Symbols are objects, characters, figures, or colors used to represent abstract ideas or concepts.

A Room of One’s Own

The central point of A Room of One’s Own is that every woman needs a room of her own—something men are able to enjoy without question. A room of her own would provide a woman with the time and the space to engage in uninterrupted writing time. During Woolf’s time, women rarely enjoyed these luxuries. They remained elusive to women, and, as a result, their art suffered. But Woolf is concerned with more than just the room itself. She uses the room as a symbol for many larger issues, such as privacy, leisure time, and financial independence, each of which is an essential component of the countless inequalities between men and women. Woolf predicts that until these inequalities are rectified, women will remain second-class citizens and their literary achievements will also be branded as such.

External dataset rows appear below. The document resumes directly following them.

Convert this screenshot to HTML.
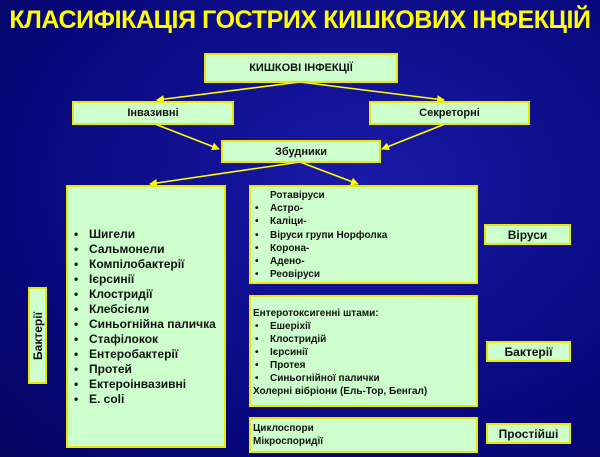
<!DOCTYPE html>
<html><head><meta charset="utf-8"><style>
body{margin:0;width:600px;height:457px;overflow:hidden;background:radial-gradient(ellipse at 60% 40%,#1a1aa8,#07077a 70%,#050560);font-family:"Liberation Sans",sans-serif;position:relative}
.t{position:absolute;left:0;width:600px;top:6px;text-align:center;color:#ffff00;font-weight:bold;font-size:25px;letter-spacing:-0.4px;white-space:nowrap}
.b{position:absolute;background:#ccffcc;border:2px solid #e8e800;box-sizing:border-box;font-weight:bold;color:#111;font-size:11px}
.c{display:flex;align-items:center;justify-content:center}
ul{margin:0;padding:0;list-style:none}
li{position:relative;padding-left:17px}
li:before{content:"•";position:absolute;left:2px}
</style></head><body>
<div class="t">КЛАСИФІКАЦІЯ ГОСТРИХ КИШКОВИХ ІНФЕКЦІЙ</div>
<svg width="600" height="457" style="position:absolute;left:0;top:0">
<defs><marker id="a" markerWidth="8" markerHeight="8" refX="7" refY="4" orient="auto" markerUnits="userSpaceOnUse"><path d="M0,0L8,4L0,8z" fill="#ffff00"/></marker></defs>
<g stroke="#ffff00" stroke-width="1.6" marker-end="url(#a)">
<line x1="300" y1="82" x2="157" y2="100"/>
<line x1="300" y1="82" x2="444" y2="100"/>
<line x1="155" y1="124" x2="219" y2="149"/>
<line x1="445" y1="124" x2="382" y2="149"/>
<line x1="300" y1="162" x2="150" y2="184"/>
<line x1="300" y1="162" x2="358" y2="184"/>
</g></svg>
<div class="b c" style="left:204px;top:53px;width:194px;height:30px">КИШКОВІ ІНФЕКЦІЇ</div>
<div class="b c" style="left:72px;top:101px;width:162px;height:24px">Інвазивні</div>
<div class="b c" style="left:369px;top:101px;width:161px;height:24px">Секреторні</div>
<div class="b c" style="left:221px;top:140px;width:160px;height:23px">Збудники</div>
<div class="b" style="left:66px;top:185px;width:160px;height:263px;font-size:12px;padding:40px 0 0 4px;line-height:15px"><ul>
<li>Шигели</li><li>Сальмонели</li><li>Компілобактерії</li><li>Ієрсинії</li><li>Клостридії</li><li>Клебсієли</li><li>Синьогнійна паличка</li><li>Стафілокок</li><li>Ентеробактерії</li><li>Протей</li><li>Ектероінвазивні</li><li>E. coli</li></ul></div>
<div class="b" style="left:249px;top:185px;width:229px;height:99px;padding:2px 0 0 2px;line-height:13.2px;font-size:10px"><div style="padding-left:17px">Ротавіруси</div><ul>
<li>Астро-</li><li>Каліци-</li><li>Віруси групи Норфолка</li><li>Корона-</li><li>Адено-</li><li>Реовіруси</li></ul></div>
<div class="b" style="left:249px;top:295px;width:229px;height:112px;padding:10px 0 0 2px;line-height:13px;font-size:10px"><div>Ентеротоксигенні штами:</div><ul>
<li>Ешерiхії</li><li>Клостридій</li><li>Ієрсинії</li><li>Протея</li><li>Синьогнійної палички</li></ul><div>Холерні вібріони (Ель-Тор, Бенгал)</div></div>
<div class="b" style="left:249px;top:417px;width:229px;height:36px;padding:3px 0 0 2px;line-height:13px;font-size:10px">Циклоспори<br>Мікроспоридії</div>
<div class="b c" style="left:484px;top:224px;width:87px;height:21px;font-size:12px">Віруси</div>
<div class="b c" style="left:486px;top:341px;width:85px;height:21px;font-size:12px">Бактерії</div>
<div class="b c" style="left:486px;top:423px;width:85px;height:21px;font-size:12px">Простійші</div>
<div class="b c" style="left:28px;top:287px;width:19px;height:97px;font-size:12px"><span style="transform:rotate(-90deg);white-space:nowrap">Бактерії</span></div>
</body></html>
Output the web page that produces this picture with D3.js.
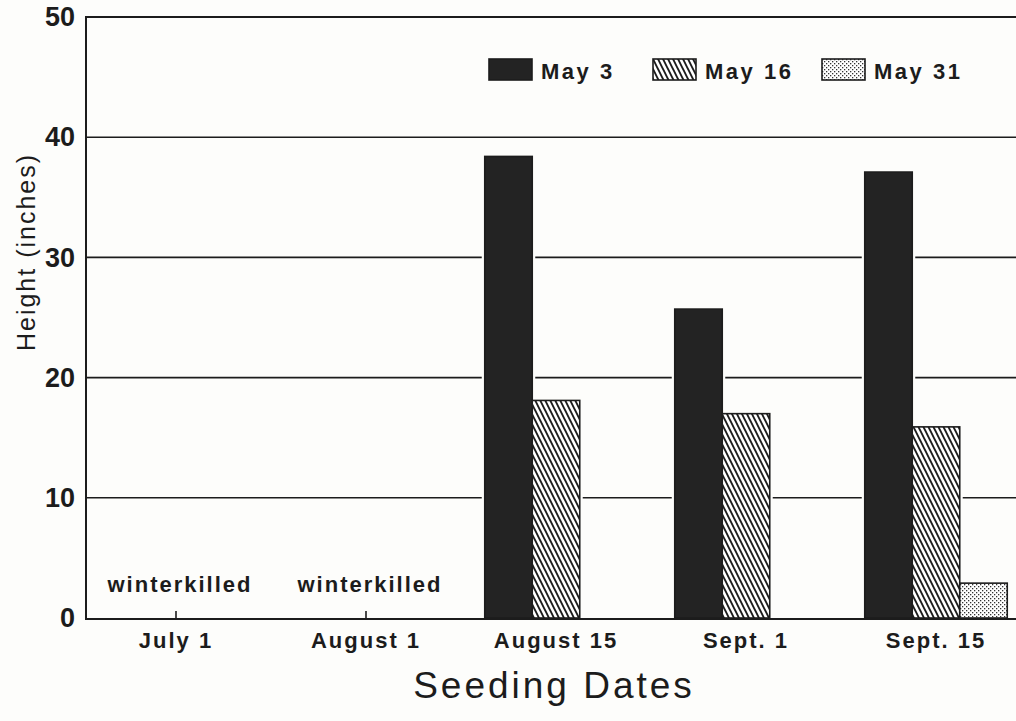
<!DOCTYPE html>
<html>
<head>
<meta charset="utf-8">
<script src="https://cdn.jsdelivr.net/npm/d3@7"></script>
<style>
  html, body { margin: 0; padding: 0; background: #fdfdfb; }
  svg { display: block; }
  text { font-family: "Liberation Sans", Arial, Helvetica, sans-serif; fill: #1c1c1c; }
</style>
</head>
<body>
<script>
// values (inches)
const categories = ['July 1', 'August 1', 'August 15', 'Sept. 1', 'Sept. 15'];
const seriesNames = ['May 3', 'May 16', 'May 31'];
const may3 = [null, null, 38.4, 25.7, 37.1];
const may16 = [null, null, 18.1, 17.0, 15.9];
const may31 = [null, null, null, null, 2.9];
const winterkilled = ['July 1', 'August 1'];
const yTicks = [0, 10, 20, 30, 40, 50];

const WIDTH = 1016;
const HEIGHT = 721;
const LEFT = 86;
const TOP = 17;
const BOTTOM = 618;
const INK = '#1c1c1c';

const svg = d3.select('body')
  .append('svg')
  .attr('width', WIDTH)
  .attr('height', HEIGHT);

const defs = svg.append('defs');

// diagonal hatching for May 16
const hatch = defs.append('pattern')
  .attr('id', 'hatch')
  .attr('patternUnits', 'userSpaceOnUse')
  .attr('width', 5)
  .attr('height', 10);
hatch.append('rect').attr('width', 5).attr('height', 10).attr('fill', '#fff');
hatch.append('path')
  .attr('d', 'M-5,-10L10,20M0,-10L15,20M-10,-10L5,20')
  .attr('stroke', INK)
  .attr('stroke-width', 1.9);

// fine dot screen for May 31
const dots = defs.append('pattern')
  .attr('id', 'dots')
  .attr('patternUnits', 'userSpaceOnUse')
  .attr('width', 4)
  .attr('height', 4);
dots.append('rect').attr('width', 4).attr('height', 4).attr('fill', '#fff');
dots.append('rect').attr('x', 0).attr('y', 0).attr('width', 1.3).attr('height', 1.3).attr('fill', '#333');
dots.append('rect').attr('x', 2).attr('y', 2).attr('width', 1.3).attr('height', 1.3).attr('fill', '#333');

const fills = ['#232323', 'url(#hatch)', 'url(#dots)'];
const series = [may3, may16, may31];

const x = d3.scaleBand()
  .domain(categories)
  .range([81, 1031])
  .paddingInner(0.25)
  .paddingOuter(0.125);

const xInner = d3.scaleBand()
  .domain(seriesNames)
  .range([0, x.bandwidth()]);

const y = d3.scaleLinear()
  .domain([0, 50])
  .range([BOTTOM, TOP]);

// gridlines
svg.append('g')
  .selectAll('line')
  .data(yTicks.filter(d => d > 0 && d < 50))
  .enter().append('line')
    .attr('x1', LEFT)
    .attr('x2', WIDTH)
    .attr('y1', d => y(d))
    .attr('y2', d => y(d))
    .attr('stroke', INK)
    .attr('stroke-width', 1.6);

// y tick labels
const yAxis = svg.append('g')
  .attr('transform', `translate(${LEFT}, 0)`)
  .call(d3.axisLeft(y).tickValues(yTicks).tickSize(0).tickPadding(11));
yAxis.select('.domain').remove();
yAxis.selectAll('text')
  .attr('font-size', 27)
  .attr('font-weight', 'bold')
  .attr('font-family', '"Liberation Sans", Arial, sans-serif')
  .attr('fill', INK);

// x axis: small upward ticks and labels
const xAxis = svg.append('g')
  .attr('transform', `translate(0, ${BOTTOM})`)
  .call(d3.axisBottom(x).tickSize(-7).tickPadding(14));
xAxis.select('.domain').remove();
xAxis.selectAll('line').attr('stroke', INK).attr('stroke-width', 1.6);
xAxis.selectAll('text')
  .attr('font-size', 22)
  .attr('font-weight', 'bold')
  .attr('letter-spacing', 2)
  .attr('font-family', '"Liberation Sans", Arial, sans-serif')
  .attr('fill', INK);

// bars
const bars = [];
categories.forEach((c, i) => {
  series.forEach((s, j) => {
    if (s[i] != null) bars.push({cat: c, key: seriesNames[j], value: s[i], fill: fills[j]});
  });
});

// white gap around each bar where gridlines meet it
svg.append('g')
  .selectAll('rect')
  .data(bars)
  .enter().append('rect')
    .attr('x', d => x(d.cat) + xInner(d.key) - 3)
    .attr('y', d => y(d.value) - 3)
    .attr('width', xInner.bandwidth() + 6)
    .attr('height', d => BOTTOM - y(d.value) + 3)
    .attr('fill', '#fdfdfb');

svg.append('g')
  .selectAll('rect')
  .data(bars)
  .enter().append('rect')
    .attr('x', d => x(d.cat) + xInner(d.key))
    .attr('y', d => y(d.value))
    .attr('width', xInner.bandwidth())
    .attr('height', d => BOTTOM - y(d.value))
    .attr('fill', d => d.fill)
    .attr('stroke', INK)
    .attr('stroke-width', 1.6);

// frame: left axis, top rule, baseline
svg.append('path')
  .attr('d', `M${WIDTH},${TOP}H${LEFT}V${BOTTOM + 1}H${WIDTH}`)
  .attr('fill', 'none')
  .attr('stroke', INK)
  .attr('stroke-width', 2);

// winterkilled notes
svg.append('g')
  .selectAll('text')
  .data(winterkilled)
  .enter().append('text')
    .attr('x', d => x(d) + x.bandwidth() / 2 + 4)
    .attr('y', 592)
    .attr('text-anchor', 'middle')
    .attr('font-size', 22)
    .attr('font-weight', 'bold')
    .attr('letter-spacing', 2)
    .text('winterkilled');

// legend
const legend = svg.append('g')
  .selectAll('g')
  .data(seriesNames)
  .enter().append('g')
    .attr('transform', (d, i) => `translate(${[489, 653, 822][i]}, 59)`);
legend.append('rect')
  .attr('width', 43)
  .attr('height', 21)
  .attr('fill', (d, i) => fills[i])
  .attr('stroke', INK)
  .attr('stroke-width', 1.6);
legend.append('text')
  .attr('x', 52)
  .attr('y', 20)
  .attr('font-size', 22)
  .attr('font-weight', 'bold')
  .attr('letter-spacing', 2.5)
  .text(d => d);

// axis titles
svg.append('text')
  .attr('x', 554)
  .attr('y', 698)
  .attr('text-anchor', 'middle')
  .attr('font-size', 37)
  .attr('letter-spacing', 3)
  .text('Seeding Dates');

svg.append('text')
  .attr('transform', 'translate(35, 252) rotate(-90)')
  .attr('text-anchor', 'middle')
  .attr('font-size', 25)
  .attr('letter-spacing', 2)
  .text('Height (inches)');
</script>
</body>
</html>
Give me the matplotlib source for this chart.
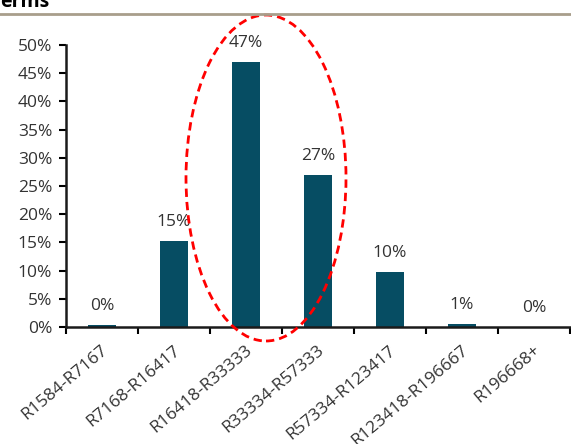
import matplotlib.pyplot as plt
import matplotlib.transforms as mtransforms
from matplotlib.patches import Ellipse
from matplotlib.lines import Line2D

plt.rcParams['font.family'] = ['Open Sans', 'DejaVu Sans']

bands = ["R1584-R7167", "R7168-R16417", "R16418-R33333", "R33334-R57333",
         "R57334-R123417", "R123418-R196667", "R196668+"]
shares = [0.4, 15.3, 47.0, 27.0, 9.7, 0.6, 0.0]
labels = ["0%", "15%", "47%", "27%", "10%", "1%", "0%"]

bar_color = '#064d63'
text_color = '#333333'
fs = 12.5

fig = plt.figure(figsize=(5.71, 4.44), dpi=100)
ax = fig.add_axes([66 / 571, 1 - 327 / 444, 504 / 571, 282 / 444])

x = range(len(bands))
ax.bar(x, shares, width=0.4, color=bar_color)

for i, (v, lab) in enumerate(zip(shares, labels)):
    ax.annotate(lab, (i, v), xytext=(0, 8), textcoords='offset points',
                ha='center', va='bottom', fontsize=fs, color=text_color)

ax.set_xlim(-0.5, len(bands) - 0.5)
ax.set_ylim(0, 50)
ax.set_yticks(range(0, 51, 5))
ax.set_yticklabels([f"{t}%" for t in range(0, 51, 5)], fontsize=fs, color=text_color)

# category boundaries get the ticks, names sit under the bars
ax.set_xticks([i - 0.5 for i in range(len(bands) + 1)])
ax.set_xticklabels([])
ax.set_xticks(list(x), minor=True)
ax.set_xticklabels(bands, minor=True, rotation=40, ha='right', va='top',
                   fontsize=fs, color=text_color)
ax.tick_params(axis='x', which='minor', length=0, pad=11)
ax.tick_params(axis='x', which='major', length=5, width=1.5, direction='out')
ax.tick_params(axis='y', length=5, width=1.5, direction='out', pad=5)

# nudge the rotated names a little to the right
shift = mtransforms.ScaledTranslation(9 / 100, 0, fig.dpi_scale_trans)
for t in ax.get_xticklabels(minor=True):
    t.set_transform(t.get_transform() + shift)

for side in ('top', 'right'):
    ax.spines[side].set_visible(False)
for side in ('left', 'bottom'):
    ax.spines[side].set_linewidth(1.8)
    ax.spines[side].set_color('#1a1a1a')

# header strip
fig.text(0.0, 1 - 7 / 444, "erms", fontsize=14, fontweight='bold',
         ha='left', va='baseline', color='black')
fig.add_artist(Line2D([0, 1], [1 - 14 / 444, 1 - 14 / 444], transform=fig.transFigure,
                      color='#a89e8b', linewidth=2))

# highlight of the two middle bands
fig.add_artist(Ellipse((266 / 571, 1 - 178 / 444), 160 / 571, 326 / 444,
                       transform=fig.transFigure, fill=False, edgecolor='#ff0000',
                       linestyle=(0, (3, 1.8)), linewidth=2))

fig.savefig('out.png', dpi=100)
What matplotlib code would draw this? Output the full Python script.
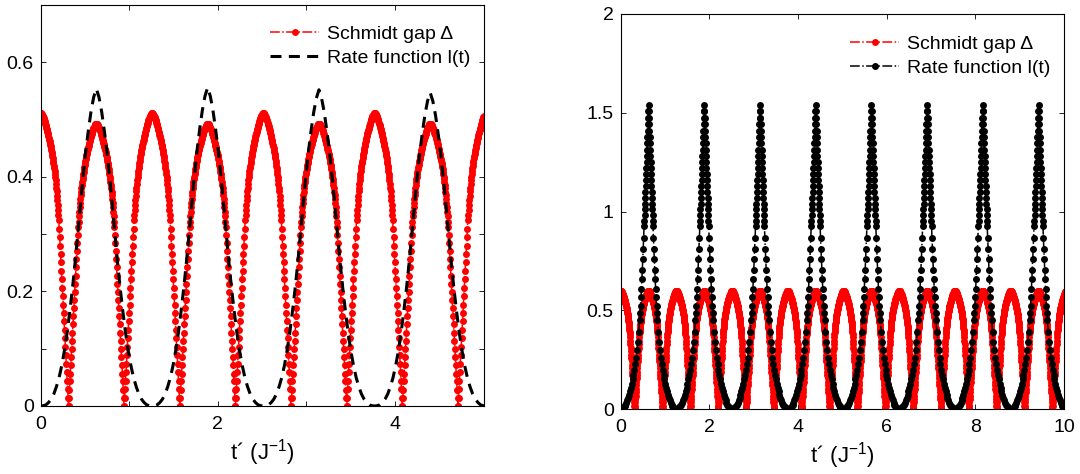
import numpy as np
import matplotlib
matplotlib.use('Agg')
import matplotlib.pyplot as plt

plt.rcParams['font.family'] = ['Liberation Sans', 'DejaVu Sans']
plt.rcParams['mathtext.fontset'] = 'custom'
plt.rcParams['mathtext.rm'] = 'Liberation Sans'

# Schmidt gap: one half lobe (offset from lobe maximum, fraction of the maximum)
gap_tau = [0.000, 0.004, 0.008, 0.012, 0.016, 0.020, 0.024, 0.028, 0.032, 0.036,
           0.040, 0.044, 0.048, 0.052, 0.056, 0.060, 0.064, 0.068, 0.072, 0.076,
           0.080, 0.084, 0.088, 0.092, 0.096, 0.100, 0.104, 0.108, 0.112, 0.116,
           0.120, 0.124, 0.128, 0.132, 0.136, 0.140, 0.144, 0.148, 0.152, 0.156,
           0.160, 0.164, 0.168, 0.172, 0.176, 0.180, 0.184, 0.188, 0.192, 0.196,
           0.200, 0.204, 0.209, 0.214, 0.219, 0.224, 0.229, 0.234, 0.239, 0.244,
           0.249, 0.254, 0.259, 0.264, 0.269, 0.274, 0.279, 0.284, 0.289, 0.294,
           0.299, 0.304, 0.309, 0.314]
gap_shape = [1.000, 1.000, 0.999, 0.997, 0.995, 0.992, 0.989, 0.986, 0.983, 0.980,
             0.976, 0.972, 0.968, 0.964, 0.960, 0.956, 0.951, 0.946, 0.942, 0.937,
             0.932, 0.927, 0.921, 0.916, 0.910, 0.905, 0.899, 0.893, 0.887, 0.881,
             0.874, 0.867, 0.860, 0.853, 0.846, 0.838, 0.830, 0.821, 0.812, 0.803,
             0.793, 0.782, 0.771, 0.759, 0.746, 0.733, 0.719, 0.704, 0.688, 0.671,
             0.653, 0.635, 0.606, 0.577, 0.548, 0.520, 0.491, 0.462, 0.433, 0.404,
             0.375, 0.346, 0.317, 0.289, 0.260, 0.231, 0.202, 0.173, 0.144, 0.115,
             0.087, 0.058, 0.029, 0.000]

# rate function, left panel: half lobe measured from the peak
rate_l_tau = [0.00, 0.03, 0.06, 0.09, 0.12, 0.15, 0.18, 0.21, 0.24, 0.27, 0.30,
              0.33, 0.36, 0.39, 0.42, 0.45, 0.48, 0.51, 0.54, 0.57, 0.60, 0.628]
rate_l_shape = [0.555, 0.540, 0.515, 0.482, 0.445, 0.400, 0.352, 0.300, 0.250, 0.205, 0.165,
                0.128, 0.097, 0.071, 0.050, 0.034, 0.021, 0.012, 0.006, 0.002, 0.0005, 0.0]

# rate function, right panel: half lobe measured from the peak
rate_r_tau = [0.000, 0.005, 0.010, 0.015, 0.020, 0.025, 0.030, 0.035, 0.040, 0.045, 0.050,
              0.055, 0.060, 0.065, 0.070, 0.075, 0.080, 0.085, 0.090, 0.095, 0.100,
              0.110, 0.120, 0.130, 0.140, 0.150, 0.160, 0.170, 0.180, 0.190, 0.200,
              0.220, 0.240, 0.260, 0.280, 0.300, 0.320, 0.340, 0.360, 0.380, 0.400,
              0.420, 0.440, 0.460, 0.480, 0.500, 0.520, 0.540, 0.560, 0.580, 0.600, 0.628]
rate_r_shape = [1.540, 1.507, 1.475, 1.442, 1.410, 1.378, 1.346, 1.314, 1.283, 1.252, 1.221,
                1.190, 1.160, 1.130, 1.100, 1.070, 1.041, 1.012, 0.983, 0.954, 0.926,
                0.868, 0.812, 0.758, 0.706, 0.657, 0.610, 0.566, 0.525, 0.487, 0.452,
                0.392, 0.342, 0.299, 0.262, 0.230, 0.201, 0.175, 0.151, 0.129, 0.109,
                0.092, 0.074, 0.059, 0.046, 0.034, 0.024, 0.016, 0.010, 0.005, 0.002, 0.000]

# lobe positions and heights
left_gap_centres = [0.0, 0.628, 1.257, 1.885, 2.513, 3.142, 3.770, 4.398, 5.027]
left_gap_peaks = [0.511, 0.493, 0.511, 0.493, 0.511, 0.493, 0.511, 0.493, 0.511]
left_rate_centres = [0.628, 1.885, 3.142, 4.398]
left_rate_peaks = [0.554, 0.556, 0.552, 0.547]

right_gap_centres = [0.0, 0.628, 1.257, 1.885, 2.513, 3.142, 3.770, 4.398, 5.027,
                     5.655, 6.283, 6.912, 7.540, 8.168, 8.796, 9.425, 10.053]
right_gap_peaks = [0.60, 0.60, 0.60, 0.60, 0.60, 0.60, 0.60, 0.60, 0.60,
                   0.60, 0.60, 0.60, 0.60, 0.60, 0.60, 0.60, 0.60]
right_rate_centres = [0.628, 1.885, 3.142, 4.398, 5.655, 6.912, 8.168, 9.425]
right_rate_peaks = [1.54, 1.54, 1.54, 1.54, 1.54, 1.54, 1.54, 1.54]

left_xticks = [0, 1, 2, 3, 4, 5]
left_xlabels = ['0', '', '2', '', '4', '']
left_yticks = [0, 0.1, 0.2, 0.3, 0.4, 0.5, 0.6]
left_ylabels = ['0', '', '0.2', '', '0.4', '', '0.6']
right_xticks = [0, 2, 4, 6, 8, 10]
right_xlabels = ['0', '2', '4', '6', '8', '10']
right_yticks = [0, 0.5, 1, 1.5, 2]
right_ylabels = ['0', '0.5', '1', '1.5', '2']


def lobes(centres, peaks, tau, shape):
    tau = np.asarray(tau)
    shape = np.asarray(shape)
    t, y = [], []
    for c, p in zip(centres, peaks):
        s = shape / shape[0] * p
        t.extend(c - tau[::-1])
        t.extend(c + tau[1:])
        y.extend(s[::-1])
        y.extend(s[1:])
    return np.array(t), np.array(y)


def style(ax, xt, xl, yt, yl):
    ax.set_xticks(xt)
    ax.set_xticklabels(xl)
    ax.set_yticks(yt)
    ax.set_yticklabels(yl)
    ax.tick_params(axis='x', pad=7)
    ax.tick_params(axis='y', pad=5)
    ax.tick_params(direction='in', top=True, right=True, length=3.5, width=0.6,
                   labelsize=14)
    for s in ax.spines.values():
        s.set_linewidth(0.8)
    ax.set_xlabel('t\u00b4 (J$\\mathregular{^{-1}}$)', fontsize=16, labelpad=3)


def add_legend(ax, x, y):
    ax.legend(loc='upper right', bbox_to_anchor=(x, y), frameon=False, fontsize=14,
              handlelength=2.5, handletextpad=0.4, labelspacing=0.3, borderaxespad=0,
              borderpad=0.4)


fig = plt.figure(figsize=(10.8, 4.74), dpi=100)
axL = fig.add_axes([0.03769, 0.14346, 0.41, 0.84599])
axR = fig.add_axes([0.57472, 0.13650, 0.41046, 0.83397])

# left panel
t, y = lobes(left_gap_centres, left_gap_peaks, gap_tau, gap_shape)
axL.plot(t, y, color='red', ls='-.', lw=1.1, marker='o', ms=5, mew=0,
         label='Schmidt gap \u0394')
t, y = lobes(left_rate_centres, left_rate_peaks, rate_l_tau, rate_l_shape)
axL.plot(t, y, color='black', ls='--', lw=2.2, dashes=(3.6, 2.4),
         label='Rate function l(t)')
axL.set_xlim(0, 5)
axL.set_ylim(0, 0.7)
style(axL, left_xticks, left_xlabels, left_yticks, left_ylabels)
add_legend(axL, 0.987, 0.968)

# right panel
t, y = lobes(right_gap_centres, right_gap_peaks, gap_tau, gap_shape)
axR.plot(t, y, color='red', ls='-.', lw=1.1, marker='o', ms=5, mew=0,
         label='Schmidt gap \u0394')
t, y = lobes(right_rate_centres, right_rate_peaks, rate_r_tau, rate_r_shape)
axR.plot(t, y, color='black', ls='-.', lw=1.1, marker='o', ms=5, mew=0,
         label='Rate function l(t)')
axR.set_xlim(0, 10)
axR.set_ylim(0, 2)
style(axR, right_xticks, right_xlabels, right_yticks, right_ylabels)
add_legend(axR, 0.986, 0.965)

fig.savefig('out.png', dpi=100)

The two dinners the narrator describes in great detail in Chapter 1 represent the disparity of resources given to men and women intellectuals. The delicious and pleasurable food at Oxbridge is evidence of the success of Oxbridge’s scholarships and of the money invested into men’s education. It also can be read as representative of the vast and rich canon of male writers that contemporary writers have to inspire them, as in the narrator’s view of the canon, all books respond to and draw from the work that came before. Thus, the meager and miserly dinner the women eat at Fernham emphasizes what little women intellectuals and writers have to work with. Not only is little invested into them, but they must work and think despite their discomfort. In addition, because there is a smaller canon of women writers, they still must invent their own style without sufficient models to work from. Thus, when the narrator says, “One cannot think well, love well, sleep well, if one has not dined well,” she is metaphorically stating that without a writer being full of resources, comfort, and knowledge, they cannot hope to pursue their craft.

The Bookshelf

The narrator’s bookshelf symbolizes the canon of English literature. Full of seemingly every book she needs, the narrator turns to the bookshelf in order to explore the books that survive from every era of British literature starting with the Elizabethan period. Thus, when Woolf notes the blank spaces on the bookshelf from women writers, she is referring to the lack of writers of those time periods. However, the gender disparity on the bookshelf decreases as she considers her present day, when women writing was more common, though not uncontroversial. Imagining the canon of literature as a seemingly infinitely stocked bookshelf helps the narrator illuminate how books throughout history have influenced each other. Thus, as she looks at the work of the fictional Mary Carmichael, a brand new novel just published, she mentions Jane Austen, whose work she pulled from the shelf in the previous chapter.